Emmanuel Macron et Brice Clotaire Oligui Nguema, lors du 19e Sommet de la Francophonie, à Villers-Cotterêts, le 4 octobre 2024. © Ludovic Marin/AFP
À force de perdre des pays africains comme on perd des stylos à l’Élysée, Emmanuel Macron semble avoir trouvé une idée lumineuse : réinventer l’Afrique… en commençant par un retour express au Gabon. Une escale symbolique dans sa tournée continentale, prévue ce dimanche, pour prouver que la France n’a pas encore déserté toute la table, même si plusieurs convives ont déjà claqué la porte.
L’Élysée explique, avec son traditionnel lyrisme diplomatique, que « l’objectif est d’impulser des dynamiques et de valoriser le renouvellement de notre relation avec l’Afrique ». Traduction en langage non-palatin : « on a perdu le Sahel, attention à ne pas perdre le reste ».
Macron, VRP de la relation franco-africaine relookée
Depuis que le Mali, le Burkina et le Niger ont raccroché à Paris avant même de laisser sonner trois fois, le président français tente une nouvelle stratégie : sourire, serrer des mains, promettre des partenariats « modernes », surtout ne plus prononcer le mot “Françafrique” devenu à Paris aussi tabou que le mot “défaite”.

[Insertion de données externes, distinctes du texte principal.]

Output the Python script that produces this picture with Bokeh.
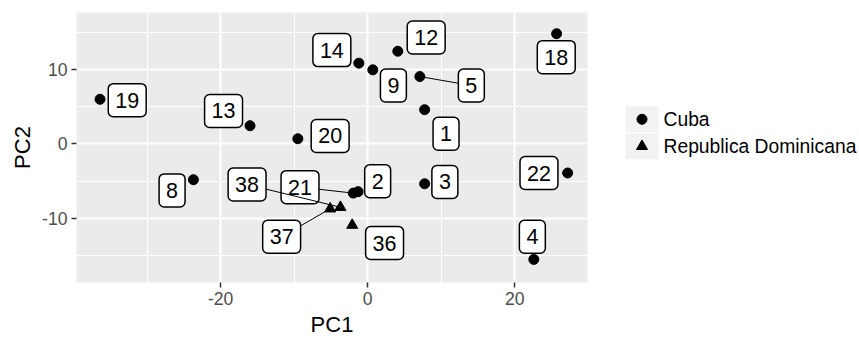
import math
from bokeh.plotting import figure
from bokeh.models import ColumnDataSource, Range1d, FixedTicker, CustomJSTickFormatter
from bokeh.layouts import row
from bokeh.core.properties import value
from bokeh.embed import file_html
from bokeh.resources import INLINE

# ---- data ----
ids = ["1", "2", "3", "4", "5", "8", "9", "12", "13", "14", "18", "19", "20", "21", "22",
       "36", "37", "38"]
country = ["Cuba"] * 15 + ["Republica Dominicana"] * 3
pc1 = [7.75, -1.3, 7.75, 22.6, 7.1, -23.7, 0.7, 4.1, -16.0, -1.2, 25.7, -36.4, -9.5, -1.95, 27.2,
       -2.1, -5.1, -3.7]
pc2 = [4.6, -6.4, -5.35, -15.5, 9.05, -4.8, 9.95, 12.45, 2.45, 10.85, 14.8, 6.0, 0.7, -6.6, -3.9,
       -10.9, -8.7, -8.5]
# repelled label positions (data units)
label_pc1 = [10.66, 1.36, 10.5, 22.4, 14.1, -26.6, 3.5, 7.96, -19.6, -4.87, 25.65, -32.7, -5.1, -9.2, 23.3,
             2.3, -11.7, -16.4]
label_pc2 = [1.37, -5.0, -5.1, -12.46, 7.85, -6.24, 7.85, 14.3, 4.43, 12.6, 11.65, 5.88, 1.07, -5.8, -3.9,
             -13.3, -12.46, -5.44]
categories = ["Cuba", "Republica Dominicana"]
markers = ["circle", "triangle"]
x_ticks = [-20, 0, 20]
x_minor = [-30, -10, 10]
y_ticks = [-10, 0, 10]
y_minor = [-15, -5, 5, 15]

FONT = "Liberation Sans"

p = figure(width=608, height=340, output_backend="svg", toolbar_location=None,
           x_range=Range1d(-39.6, 29.9), y_range=Range1d(-18.6, 17.65),
           min_border_left=76, min_border_right=21, min_border_top=12, min_border_bottom=58)
p.background_fill_color = "#EBEBEB"
p.border_fill_color = "white"
p.outline_line_color = None

p.xaxis.ticker = FixedTicker(ticks=x_ticks, minor_ticks=x_minor)
p.yaxis.ticker = FixedTicker(ticks=y_ticks, minor_ticks=y_minor)
fmt = CustomJSTickFormatter(code="return tick.toString();")
p.xaxis.formatter = fmt
p.yaxis.formatter = fmt
for g in (p.xgrid, p.ygrid):
    g.grid_line_color = "white"
    g.grid_line_width = 2
    g.minor_grid_line_color = "white"
    g.minor_grid_line_width = 1
for ax in (p.xaxis, p.yaxis):
    ax.axis_line_color = None
    ax.major_tick_line_color = "#333333"
    ax.major_tick_line_width = 1.5
    ax.major_tick_out = 5
    ax.major_tick_in = 0
    ax.minor_tick_line_color = None
    ax.major_label_text_font = FONT
    ax.major_label_text_font_size = "17.6px"
    ax.major_label_text_color = "#4D4D4D"
    ax.major_label_standoff = 4
    ax.axis_label_text_font = FONT
    ax.axis_label_text_font_size = "22px"
    ax.axis_label_text_font_style = "normal"
    ax.axis_label_text_color = "black"
    ax.axis_label_standoff = 4
p.xaxis.axis_label = "PC1"
p.yaxis.axis_label = "PC2"

# points
for cat, mk in zip(categories, markers):
    idx = [i for i, c in enumerate(country) if c == cat]
    src = ColumnDataSource(dict(x=[pc1[i] for i in idx], y=[pc2[i] for i in idx]))
    p.scatter("x", "y", source=src, marker=mk, size=10 if mk == "circle" else 11,
              fill_color="black", line_color="black")

# labels with segments (ggrepel-like), grouped so later groups' segments lie over earlier boxes
for cat in categories:
    idx = [i for i, c in enumerate(country) if c == cat]
    seg = [i for i in idx if math.hypot(label_pc1[i] - pc1[i], label_pc2[i] - pc2[i]) > 6]
    if seg:
        p.segment(x0=[pc1[i] for i in seg], y0=[pc2[i] for i in seg],
                  x1=[label_pc1[i] for i in seg], y1=[label_pc2[i] for i in seg],
                  line_color="black", line_width=1)
    lsrc = ColumnDataSource(dict(x=[label_pc1[i] for i in idx], y=[label_pc2[i] for i in idx],
                                 t=[ids[i] for i in idx]))
    p.text("x", "y", text="t", source=lsrc, text_font=value(FONT), text_font_size="21.5px",
           text_color="black", text_align="center", text_baseline="middle",
           padding=dict(left=7, right=7, top=9, bottom=9), border_radius=5,
           background_fill_color="white", border_line_color="black", border_line_width=1.5)

# ---- legend panel (drawn as its own small figure) ----
LW, LH = 251, 340
lg = figure(width=LW, height=LH, output_backend="svg", toolbar_location=None,
            x_range=Range1d(0, LW), y_range=Range1d(LH, 0),
            x_axis_location=None, y_axis_location=None, min_border=0)
lg.grid.visible = False
lg.outline_line_color = None
lg.background_fill_color = "white"
lg.border_fill_color = "white"
key = 34
n = len(categories)
center_y = 151.5
key_y = [center_y - key * (n / 2 - 0.5 - i) for i in range(n)]
key_x = [33.5] * n
lg.rect(key_x, key_y, width=key, height=key, fill_color="#F2F2F2", line_color="white", line_width=1)
for i, (cat, mk) in enumerate(zip(categories, markers)):
    lg.scatter([key_x[i]], [key_y[i]], marker=mk, size=10 if mk == "circle" else 11,
               fill_color="black", line_color="black")
lg.text([55] * n, key_y, text=categories, text_font=value(FONT), text_font_size="19.3px",
        text_color="black", text_align="left", text_baseline="middle")

layout = row(p, lg)
open("out.html", "w").write(file_html(layout, INLINE))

Le Gabon, lui, se retrouve malgré lui sur la liste des ultimes investisseurs potentiels de la relation franco-africaine nouvelle version. Une sorte de Françafrique 2.0, repeinte aux couleurs de la jeunesse, de la mémoire, de l’économie et du « partenariat d’égal à égal » expression magique qui, depuis dix ans, n’a encore réussi à égaliser que la quantité de sourires officiels.
Libreville, thérapie diplomatique ou séance de rattrapage ? Pour Emmanuel Macron, passer par Libreville, c’est un peu comme voir son dernier dentiste encore prêt à recevoir un patient. Les anciennes bases militaires ferment ailleurs ? Ici, au moins, on écoute encore. Les accords tombent en désuétude ? Pas grave, on en signera d’autres.
Les opinions publiques africaines sont chauffées à blanc contre Paris ? Une bonne poignée de main et quelques phrases sur la jeunesse devraient faire oublier les décennies de face-à-face crispé. Le président français veut « impulser des dynamiques ». C’est à croire que, vu de l’Élysée, l’Afrique manque d’énergie alors que c’est surtout la diplomatie française qui souffre d’essoufflement.
Macron, le grand réparateur après le naufrage
Soyons honnêtes : si le Gabon figure au programme, ce n’est pas seulement par amour du nkoumou ou nostalgie du boulevard Triomphal. C’est parce que la France a besoin d’un symbole, d’un terrain où elle n’est pas encore persona non grata, et où elle peut encore prononcer “coopération” sans déclencher une émeute diplomatique.
Macron vient redorer une image internationale devenue terne, entre accords militaires enterrés, partenaires fâchés et influence fondue comme beurre au soleil équatorial. Il lui fallait un pays : pas en colère, pas en rupture, pas en train de brûler son drapeau, pas en train de dénoncer tous les accords depuis 1960. Bref : il lui fallait le Gabon.
Le Canard vous le dit : un tournant, ou un tour de piste ? L’Élysée veut montrer que la France repart à neuf. Le Gabon veut prouver qu’il avance seul. Et les observateurs veulent savoir si cette visite sera un tournant… ou simplement un dernier tour de piste avant que la Françafrique ne ferme définitivement boutique. Une chose est sûre : dimanche, à Libreville, beaucoup parleront d’avenir… mais chacun pensera à son passé.